— BEGIN Listed records —

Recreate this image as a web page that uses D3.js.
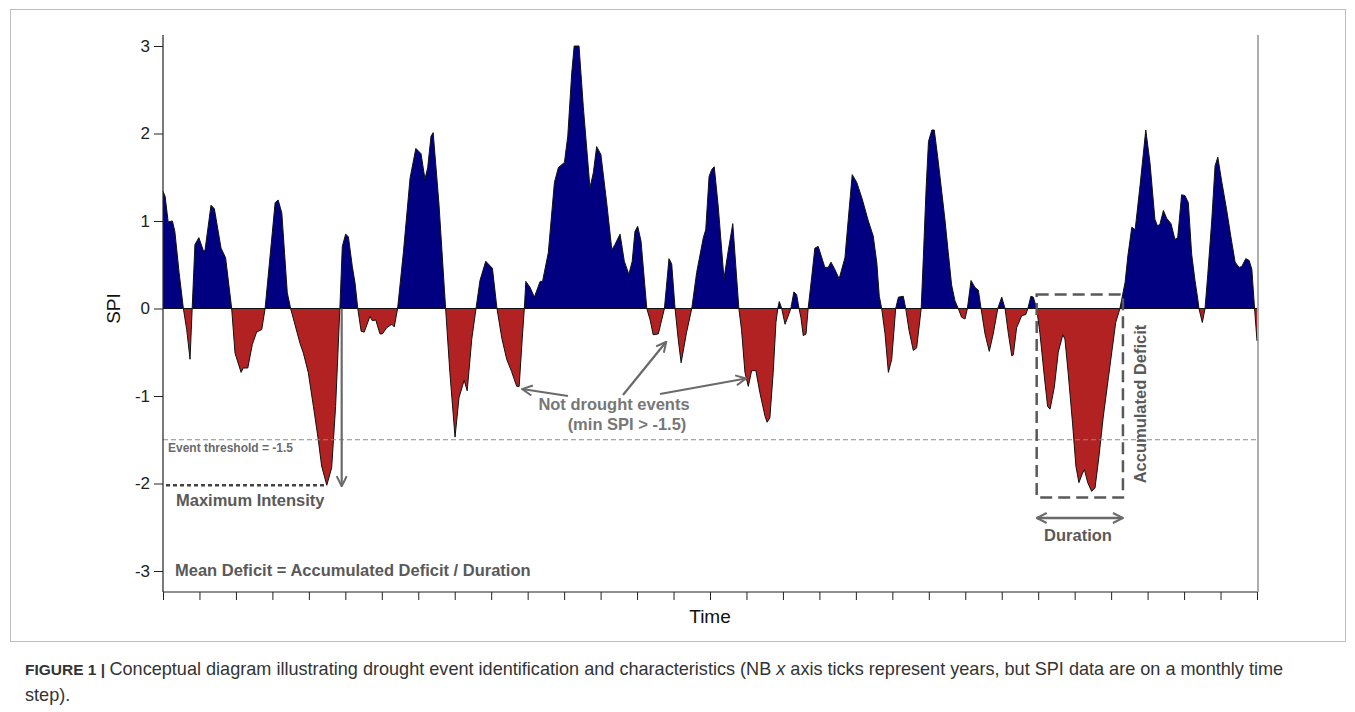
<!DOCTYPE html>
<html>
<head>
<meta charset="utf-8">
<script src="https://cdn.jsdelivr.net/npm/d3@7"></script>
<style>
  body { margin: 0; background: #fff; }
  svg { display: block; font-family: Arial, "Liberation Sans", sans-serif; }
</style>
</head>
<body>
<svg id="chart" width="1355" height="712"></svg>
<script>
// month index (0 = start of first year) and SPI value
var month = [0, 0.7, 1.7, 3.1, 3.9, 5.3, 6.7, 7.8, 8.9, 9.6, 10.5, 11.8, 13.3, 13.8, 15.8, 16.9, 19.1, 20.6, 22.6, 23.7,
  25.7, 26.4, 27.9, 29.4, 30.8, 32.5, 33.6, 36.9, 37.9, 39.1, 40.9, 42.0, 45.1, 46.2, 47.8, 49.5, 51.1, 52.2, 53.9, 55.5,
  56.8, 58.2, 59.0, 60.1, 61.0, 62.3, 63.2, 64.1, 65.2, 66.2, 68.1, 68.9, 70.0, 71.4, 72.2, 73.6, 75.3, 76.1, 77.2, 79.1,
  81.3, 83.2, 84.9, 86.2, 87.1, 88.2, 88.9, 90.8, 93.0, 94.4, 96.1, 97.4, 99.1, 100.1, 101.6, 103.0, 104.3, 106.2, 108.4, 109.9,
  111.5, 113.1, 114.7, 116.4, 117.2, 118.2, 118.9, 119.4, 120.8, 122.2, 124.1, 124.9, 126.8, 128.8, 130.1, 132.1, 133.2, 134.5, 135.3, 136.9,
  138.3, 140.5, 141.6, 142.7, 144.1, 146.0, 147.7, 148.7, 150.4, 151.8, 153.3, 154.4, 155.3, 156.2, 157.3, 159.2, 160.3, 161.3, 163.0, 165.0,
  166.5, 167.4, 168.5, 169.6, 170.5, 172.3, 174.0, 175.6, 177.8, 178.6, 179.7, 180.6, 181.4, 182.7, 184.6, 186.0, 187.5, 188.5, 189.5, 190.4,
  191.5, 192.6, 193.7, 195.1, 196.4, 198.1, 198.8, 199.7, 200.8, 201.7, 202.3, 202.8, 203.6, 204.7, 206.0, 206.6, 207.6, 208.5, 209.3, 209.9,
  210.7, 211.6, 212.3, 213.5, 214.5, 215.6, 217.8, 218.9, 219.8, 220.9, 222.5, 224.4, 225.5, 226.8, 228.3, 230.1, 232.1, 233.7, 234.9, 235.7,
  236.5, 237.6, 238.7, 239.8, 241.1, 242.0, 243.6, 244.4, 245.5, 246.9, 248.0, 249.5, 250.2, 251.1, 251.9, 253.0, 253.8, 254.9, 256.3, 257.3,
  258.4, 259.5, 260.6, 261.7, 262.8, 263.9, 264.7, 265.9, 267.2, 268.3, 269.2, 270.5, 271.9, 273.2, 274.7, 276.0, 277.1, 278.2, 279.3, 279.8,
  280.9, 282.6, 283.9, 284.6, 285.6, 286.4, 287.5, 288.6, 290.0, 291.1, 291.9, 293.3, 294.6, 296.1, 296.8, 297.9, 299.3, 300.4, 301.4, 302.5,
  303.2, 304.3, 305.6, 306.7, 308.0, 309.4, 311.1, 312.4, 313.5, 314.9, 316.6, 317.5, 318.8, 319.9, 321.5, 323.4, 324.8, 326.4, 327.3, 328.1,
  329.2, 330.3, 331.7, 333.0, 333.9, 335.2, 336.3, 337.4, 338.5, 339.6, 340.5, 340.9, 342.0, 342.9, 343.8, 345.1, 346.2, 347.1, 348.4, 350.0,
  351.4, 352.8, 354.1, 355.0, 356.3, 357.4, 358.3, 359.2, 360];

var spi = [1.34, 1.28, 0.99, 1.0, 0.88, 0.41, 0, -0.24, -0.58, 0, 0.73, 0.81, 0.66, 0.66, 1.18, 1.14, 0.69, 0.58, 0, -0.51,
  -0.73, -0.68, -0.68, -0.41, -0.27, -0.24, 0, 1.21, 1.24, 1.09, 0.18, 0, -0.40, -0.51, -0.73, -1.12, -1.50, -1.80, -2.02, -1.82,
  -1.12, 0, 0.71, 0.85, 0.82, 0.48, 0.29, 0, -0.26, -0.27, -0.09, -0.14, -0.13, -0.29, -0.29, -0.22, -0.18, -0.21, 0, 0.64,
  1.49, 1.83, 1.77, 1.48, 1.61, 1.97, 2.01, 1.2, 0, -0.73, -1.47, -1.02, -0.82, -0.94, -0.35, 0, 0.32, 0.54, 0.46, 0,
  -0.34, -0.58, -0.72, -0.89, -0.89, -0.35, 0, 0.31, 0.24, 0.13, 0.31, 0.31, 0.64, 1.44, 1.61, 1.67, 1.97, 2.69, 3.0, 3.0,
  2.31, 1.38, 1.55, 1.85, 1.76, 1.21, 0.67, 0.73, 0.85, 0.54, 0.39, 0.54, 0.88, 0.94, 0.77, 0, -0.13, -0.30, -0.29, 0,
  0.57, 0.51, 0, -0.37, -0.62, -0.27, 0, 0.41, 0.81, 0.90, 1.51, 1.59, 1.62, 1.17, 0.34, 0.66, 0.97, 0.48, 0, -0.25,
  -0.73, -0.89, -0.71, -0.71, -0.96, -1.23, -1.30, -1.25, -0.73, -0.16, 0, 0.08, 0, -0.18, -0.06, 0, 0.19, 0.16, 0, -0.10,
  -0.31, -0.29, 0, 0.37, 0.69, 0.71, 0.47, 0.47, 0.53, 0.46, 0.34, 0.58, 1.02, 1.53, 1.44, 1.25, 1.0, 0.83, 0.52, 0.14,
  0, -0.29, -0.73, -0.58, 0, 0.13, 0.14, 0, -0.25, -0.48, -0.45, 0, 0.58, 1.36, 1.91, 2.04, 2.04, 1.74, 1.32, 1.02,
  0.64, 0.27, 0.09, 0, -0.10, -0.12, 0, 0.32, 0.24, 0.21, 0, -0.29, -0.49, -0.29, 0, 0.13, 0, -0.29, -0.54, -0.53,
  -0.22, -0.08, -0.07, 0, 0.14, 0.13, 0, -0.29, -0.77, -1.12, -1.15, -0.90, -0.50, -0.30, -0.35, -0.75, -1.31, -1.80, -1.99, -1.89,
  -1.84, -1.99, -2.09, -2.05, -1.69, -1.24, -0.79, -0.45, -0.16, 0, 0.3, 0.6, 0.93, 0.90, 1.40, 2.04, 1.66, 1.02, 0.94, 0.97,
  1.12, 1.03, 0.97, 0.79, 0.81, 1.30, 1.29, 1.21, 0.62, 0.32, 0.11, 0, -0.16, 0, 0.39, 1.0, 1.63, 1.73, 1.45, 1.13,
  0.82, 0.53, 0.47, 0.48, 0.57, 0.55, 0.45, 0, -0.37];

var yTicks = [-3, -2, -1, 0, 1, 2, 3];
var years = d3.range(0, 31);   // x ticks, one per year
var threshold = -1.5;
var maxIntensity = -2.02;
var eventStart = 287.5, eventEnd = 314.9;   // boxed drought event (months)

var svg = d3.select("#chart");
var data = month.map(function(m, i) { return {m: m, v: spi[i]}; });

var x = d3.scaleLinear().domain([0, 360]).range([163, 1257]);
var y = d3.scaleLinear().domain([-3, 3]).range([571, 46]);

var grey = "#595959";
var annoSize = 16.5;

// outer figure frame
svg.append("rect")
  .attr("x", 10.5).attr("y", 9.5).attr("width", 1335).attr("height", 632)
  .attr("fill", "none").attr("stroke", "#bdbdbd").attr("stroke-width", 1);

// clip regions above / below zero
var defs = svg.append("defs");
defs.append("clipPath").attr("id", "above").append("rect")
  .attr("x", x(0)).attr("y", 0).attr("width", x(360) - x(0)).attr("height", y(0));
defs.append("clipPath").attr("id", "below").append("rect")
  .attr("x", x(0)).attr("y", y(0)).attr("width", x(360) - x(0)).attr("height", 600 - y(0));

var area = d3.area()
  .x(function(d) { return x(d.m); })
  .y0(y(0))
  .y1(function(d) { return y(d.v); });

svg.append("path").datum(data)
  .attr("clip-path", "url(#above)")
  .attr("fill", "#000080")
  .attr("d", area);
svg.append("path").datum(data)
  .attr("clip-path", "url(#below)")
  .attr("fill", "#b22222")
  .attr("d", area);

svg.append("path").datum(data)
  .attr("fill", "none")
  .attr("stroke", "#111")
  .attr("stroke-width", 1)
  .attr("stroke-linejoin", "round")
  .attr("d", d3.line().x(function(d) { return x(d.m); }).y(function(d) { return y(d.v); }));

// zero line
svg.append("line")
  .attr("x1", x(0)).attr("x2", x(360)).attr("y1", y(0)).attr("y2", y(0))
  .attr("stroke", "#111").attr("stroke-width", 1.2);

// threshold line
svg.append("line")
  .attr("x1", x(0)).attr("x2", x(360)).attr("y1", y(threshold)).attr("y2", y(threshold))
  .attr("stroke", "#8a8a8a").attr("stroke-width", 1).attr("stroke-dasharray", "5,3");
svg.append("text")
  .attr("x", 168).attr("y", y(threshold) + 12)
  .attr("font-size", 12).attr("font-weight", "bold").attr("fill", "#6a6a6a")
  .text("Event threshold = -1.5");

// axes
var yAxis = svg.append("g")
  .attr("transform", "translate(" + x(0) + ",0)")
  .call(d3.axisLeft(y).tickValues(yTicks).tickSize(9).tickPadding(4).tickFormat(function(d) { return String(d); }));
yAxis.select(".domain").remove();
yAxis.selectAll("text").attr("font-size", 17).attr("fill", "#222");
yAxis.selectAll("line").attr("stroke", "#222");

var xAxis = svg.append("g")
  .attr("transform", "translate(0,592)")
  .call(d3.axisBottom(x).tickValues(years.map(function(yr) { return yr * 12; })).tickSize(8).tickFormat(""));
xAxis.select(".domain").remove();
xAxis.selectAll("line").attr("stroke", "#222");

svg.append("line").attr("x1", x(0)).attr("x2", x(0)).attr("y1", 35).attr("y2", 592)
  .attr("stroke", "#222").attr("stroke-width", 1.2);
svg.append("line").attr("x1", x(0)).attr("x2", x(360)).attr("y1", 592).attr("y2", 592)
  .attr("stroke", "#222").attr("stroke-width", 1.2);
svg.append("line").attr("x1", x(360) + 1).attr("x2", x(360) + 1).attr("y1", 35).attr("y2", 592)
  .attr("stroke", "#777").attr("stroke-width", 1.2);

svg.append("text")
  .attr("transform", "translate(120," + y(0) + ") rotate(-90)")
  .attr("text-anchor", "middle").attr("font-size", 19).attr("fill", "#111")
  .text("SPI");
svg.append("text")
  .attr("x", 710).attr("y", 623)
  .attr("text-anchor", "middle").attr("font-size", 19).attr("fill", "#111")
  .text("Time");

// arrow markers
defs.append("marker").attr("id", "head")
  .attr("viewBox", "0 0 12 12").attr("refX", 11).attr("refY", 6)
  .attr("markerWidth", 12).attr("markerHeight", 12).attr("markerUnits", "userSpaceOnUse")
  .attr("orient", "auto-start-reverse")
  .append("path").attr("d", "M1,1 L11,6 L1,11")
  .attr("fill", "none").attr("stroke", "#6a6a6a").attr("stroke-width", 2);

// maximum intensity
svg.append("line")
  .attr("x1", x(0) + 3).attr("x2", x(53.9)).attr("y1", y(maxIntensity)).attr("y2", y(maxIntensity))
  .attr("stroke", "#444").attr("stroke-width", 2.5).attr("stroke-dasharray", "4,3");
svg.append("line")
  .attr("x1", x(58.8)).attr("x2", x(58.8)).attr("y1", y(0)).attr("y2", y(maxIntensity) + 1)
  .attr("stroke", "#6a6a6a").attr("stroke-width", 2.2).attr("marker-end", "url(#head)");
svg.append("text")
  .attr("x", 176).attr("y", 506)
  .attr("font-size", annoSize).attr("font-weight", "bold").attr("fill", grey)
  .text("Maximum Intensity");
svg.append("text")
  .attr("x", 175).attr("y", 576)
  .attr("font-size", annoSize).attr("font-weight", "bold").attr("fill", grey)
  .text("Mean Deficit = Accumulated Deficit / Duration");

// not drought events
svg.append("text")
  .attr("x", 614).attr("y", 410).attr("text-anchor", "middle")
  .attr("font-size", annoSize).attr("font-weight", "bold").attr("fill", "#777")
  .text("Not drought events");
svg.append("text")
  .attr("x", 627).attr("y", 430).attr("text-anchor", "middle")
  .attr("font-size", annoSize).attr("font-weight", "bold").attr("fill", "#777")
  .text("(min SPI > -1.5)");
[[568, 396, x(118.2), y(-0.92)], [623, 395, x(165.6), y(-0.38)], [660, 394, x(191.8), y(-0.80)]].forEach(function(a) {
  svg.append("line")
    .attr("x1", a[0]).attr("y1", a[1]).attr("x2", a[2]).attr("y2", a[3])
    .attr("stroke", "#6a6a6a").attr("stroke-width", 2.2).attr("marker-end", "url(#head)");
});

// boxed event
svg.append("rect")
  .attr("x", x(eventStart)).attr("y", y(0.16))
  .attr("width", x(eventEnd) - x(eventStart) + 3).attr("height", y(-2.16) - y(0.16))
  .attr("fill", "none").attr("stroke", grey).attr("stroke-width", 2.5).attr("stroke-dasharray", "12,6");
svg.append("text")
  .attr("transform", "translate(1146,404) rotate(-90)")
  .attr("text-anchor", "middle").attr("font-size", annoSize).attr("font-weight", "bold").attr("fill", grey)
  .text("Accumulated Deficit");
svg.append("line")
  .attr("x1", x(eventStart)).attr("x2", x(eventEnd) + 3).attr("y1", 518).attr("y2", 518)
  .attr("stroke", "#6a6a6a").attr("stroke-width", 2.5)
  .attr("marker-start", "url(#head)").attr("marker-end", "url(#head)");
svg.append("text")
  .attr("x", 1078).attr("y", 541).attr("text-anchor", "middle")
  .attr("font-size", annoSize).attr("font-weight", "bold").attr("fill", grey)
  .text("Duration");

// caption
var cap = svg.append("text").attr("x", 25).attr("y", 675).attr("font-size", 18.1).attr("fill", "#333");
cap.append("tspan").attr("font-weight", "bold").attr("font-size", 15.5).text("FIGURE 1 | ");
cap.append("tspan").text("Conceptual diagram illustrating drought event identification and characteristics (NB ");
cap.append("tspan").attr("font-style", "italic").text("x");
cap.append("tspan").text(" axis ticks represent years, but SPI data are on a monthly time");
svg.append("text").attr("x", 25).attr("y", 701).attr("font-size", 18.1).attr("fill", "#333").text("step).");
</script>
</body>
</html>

— END Listed records —
— BEGIN Listed records —

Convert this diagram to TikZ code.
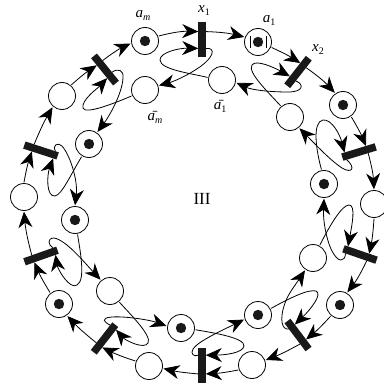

— END Listed records —

:: Aim of the task ::
Extract lines where the string "diagram" occurs.

:: Reply ::
cap.append("tspan").text("Conceptual diagram illustrating drought event identification and characteristics (NB ");
Convert this diagram to TikZ code.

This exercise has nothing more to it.